**Records**.

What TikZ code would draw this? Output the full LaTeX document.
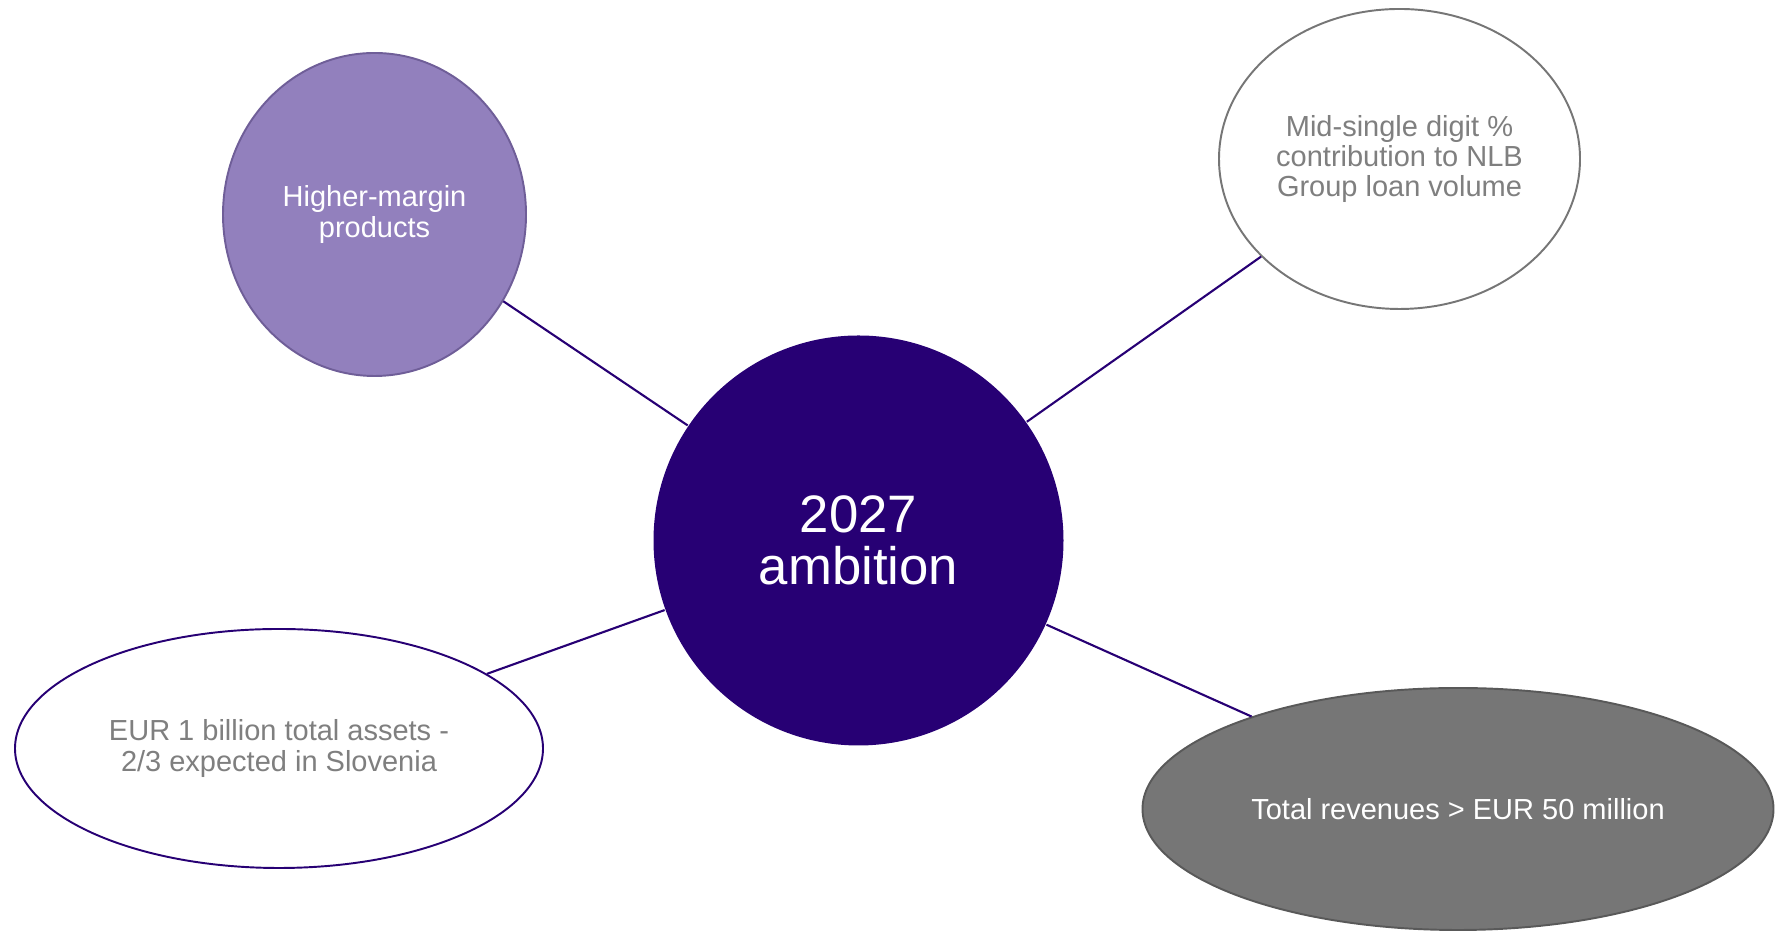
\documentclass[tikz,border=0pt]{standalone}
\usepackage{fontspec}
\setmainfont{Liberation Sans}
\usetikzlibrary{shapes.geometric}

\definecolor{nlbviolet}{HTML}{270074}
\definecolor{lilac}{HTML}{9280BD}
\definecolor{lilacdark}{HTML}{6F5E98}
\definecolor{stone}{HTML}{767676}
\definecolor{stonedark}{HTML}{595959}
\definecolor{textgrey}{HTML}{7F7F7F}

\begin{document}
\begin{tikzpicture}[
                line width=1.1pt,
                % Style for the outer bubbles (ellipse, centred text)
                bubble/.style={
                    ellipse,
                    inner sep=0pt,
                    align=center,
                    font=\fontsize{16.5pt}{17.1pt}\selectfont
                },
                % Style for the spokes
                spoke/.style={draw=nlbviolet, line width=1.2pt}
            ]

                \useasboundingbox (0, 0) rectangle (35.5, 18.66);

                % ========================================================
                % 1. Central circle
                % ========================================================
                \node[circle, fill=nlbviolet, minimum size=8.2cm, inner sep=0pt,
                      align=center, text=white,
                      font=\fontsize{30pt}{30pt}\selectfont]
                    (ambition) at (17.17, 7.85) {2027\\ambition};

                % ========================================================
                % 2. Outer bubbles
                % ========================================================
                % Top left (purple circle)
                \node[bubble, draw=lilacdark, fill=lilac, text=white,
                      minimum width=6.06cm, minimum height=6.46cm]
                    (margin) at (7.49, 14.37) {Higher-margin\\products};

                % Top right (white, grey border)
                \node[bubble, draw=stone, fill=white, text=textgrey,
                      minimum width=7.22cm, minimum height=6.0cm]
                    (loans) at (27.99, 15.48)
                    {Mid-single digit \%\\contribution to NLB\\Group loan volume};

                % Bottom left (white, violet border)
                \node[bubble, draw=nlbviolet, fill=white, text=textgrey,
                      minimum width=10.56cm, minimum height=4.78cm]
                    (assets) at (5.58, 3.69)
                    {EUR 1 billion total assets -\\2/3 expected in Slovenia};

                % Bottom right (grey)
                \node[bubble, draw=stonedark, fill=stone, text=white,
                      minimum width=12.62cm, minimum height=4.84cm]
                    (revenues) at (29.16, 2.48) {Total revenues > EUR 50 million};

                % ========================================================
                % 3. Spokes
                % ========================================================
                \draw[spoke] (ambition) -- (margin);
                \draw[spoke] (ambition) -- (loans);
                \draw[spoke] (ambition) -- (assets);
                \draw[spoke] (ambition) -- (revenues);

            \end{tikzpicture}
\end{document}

--

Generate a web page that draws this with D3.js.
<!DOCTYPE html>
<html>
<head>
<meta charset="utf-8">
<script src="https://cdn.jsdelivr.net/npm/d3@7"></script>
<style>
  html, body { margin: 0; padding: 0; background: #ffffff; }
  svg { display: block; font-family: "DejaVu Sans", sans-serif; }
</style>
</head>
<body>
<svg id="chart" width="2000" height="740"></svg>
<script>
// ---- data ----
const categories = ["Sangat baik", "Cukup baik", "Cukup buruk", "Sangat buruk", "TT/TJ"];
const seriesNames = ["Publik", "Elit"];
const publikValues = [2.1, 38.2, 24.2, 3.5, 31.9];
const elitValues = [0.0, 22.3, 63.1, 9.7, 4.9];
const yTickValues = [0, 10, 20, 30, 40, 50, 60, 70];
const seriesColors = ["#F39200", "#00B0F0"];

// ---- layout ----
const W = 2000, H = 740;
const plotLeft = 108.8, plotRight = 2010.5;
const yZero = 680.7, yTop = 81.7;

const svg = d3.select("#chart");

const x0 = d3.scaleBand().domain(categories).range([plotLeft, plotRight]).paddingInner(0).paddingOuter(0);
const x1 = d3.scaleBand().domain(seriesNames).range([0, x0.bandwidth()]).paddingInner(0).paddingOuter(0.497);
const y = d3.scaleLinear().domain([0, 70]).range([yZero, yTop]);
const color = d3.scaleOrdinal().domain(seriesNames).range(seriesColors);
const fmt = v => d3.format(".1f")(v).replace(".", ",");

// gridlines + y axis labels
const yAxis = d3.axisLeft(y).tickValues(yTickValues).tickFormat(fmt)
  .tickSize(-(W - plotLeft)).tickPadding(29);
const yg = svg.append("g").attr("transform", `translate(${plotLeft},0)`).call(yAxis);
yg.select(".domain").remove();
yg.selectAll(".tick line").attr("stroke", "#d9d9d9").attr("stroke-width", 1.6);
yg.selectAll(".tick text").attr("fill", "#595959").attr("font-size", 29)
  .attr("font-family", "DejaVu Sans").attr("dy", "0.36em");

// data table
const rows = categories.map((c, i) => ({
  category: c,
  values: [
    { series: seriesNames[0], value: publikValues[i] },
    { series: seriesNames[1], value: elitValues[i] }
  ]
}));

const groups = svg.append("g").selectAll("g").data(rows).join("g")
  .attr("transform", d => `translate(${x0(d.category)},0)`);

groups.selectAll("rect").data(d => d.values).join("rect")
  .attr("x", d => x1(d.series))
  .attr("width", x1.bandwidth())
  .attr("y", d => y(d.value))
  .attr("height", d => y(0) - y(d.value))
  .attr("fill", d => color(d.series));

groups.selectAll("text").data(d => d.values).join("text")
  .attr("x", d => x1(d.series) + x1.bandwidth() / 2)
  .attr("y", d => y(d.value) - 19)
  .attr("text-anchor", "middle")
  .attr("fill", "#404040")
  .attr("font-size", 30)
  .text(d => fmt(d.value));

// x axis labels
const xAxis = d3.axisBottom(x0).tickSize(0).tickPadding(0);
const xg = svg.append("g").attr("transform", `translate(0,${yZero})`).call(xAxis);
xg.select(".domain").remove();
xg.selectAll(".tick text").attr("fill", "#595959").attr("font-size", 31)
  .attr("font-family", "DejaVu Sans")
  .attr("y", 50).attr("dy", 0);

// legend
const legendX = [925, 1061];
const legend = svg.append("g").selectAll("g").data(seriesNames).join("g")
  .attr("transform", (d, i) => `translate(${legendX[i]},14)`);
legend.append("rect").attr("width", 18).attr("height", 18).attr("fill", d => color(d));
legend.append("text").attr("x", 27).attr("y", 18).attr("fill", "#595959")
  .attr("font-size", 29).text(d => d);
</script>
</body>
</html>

**Challenge**. Give again, exactly as written above, every line from the one holding "What TikZ code" to the one holding "rectangle (35.5, 18.66);", with both ends kept and the pictures left out.

**Full output**.
What TikZ code would draw this? Output the full LaTeX document.
\documentclass[tikz,border=0pt]{standalone}
\usepackage{fontspec}
\setmainfont{Liberation Sans}
\usetikzlibrary{shapes.geometric}

\definecolor{nlbviolet}{HTML}{270074}
\definecolor{lilac}{HTML}{9280BD}
\definecolor{lilacdark}{HTML}{6F5E98}
\definecolor{stone}{HTML}{767676}
\definecolor{stonedark}{HTML}{595959}
\definecolor{textgrey}{HTML}{7F7F7F}

\begin{document}
\begin{tikzpicture}[
                line width=1.1pt,
                % Style for the outer bubbles (ellipse, centred text)
                bubble/.style={
                    ellipse,
                    inner sep=0pt,
                    align=center,
                    font=\fontsize{16.5pt}{17.1pt}\selectfont
                },
                % Style for the spokes
                spoke/.style={draw=nlbviolet, line width=1.2pt}
            ]

                \useasboundingbox (0, 0) rectangle (35.5, 18.66);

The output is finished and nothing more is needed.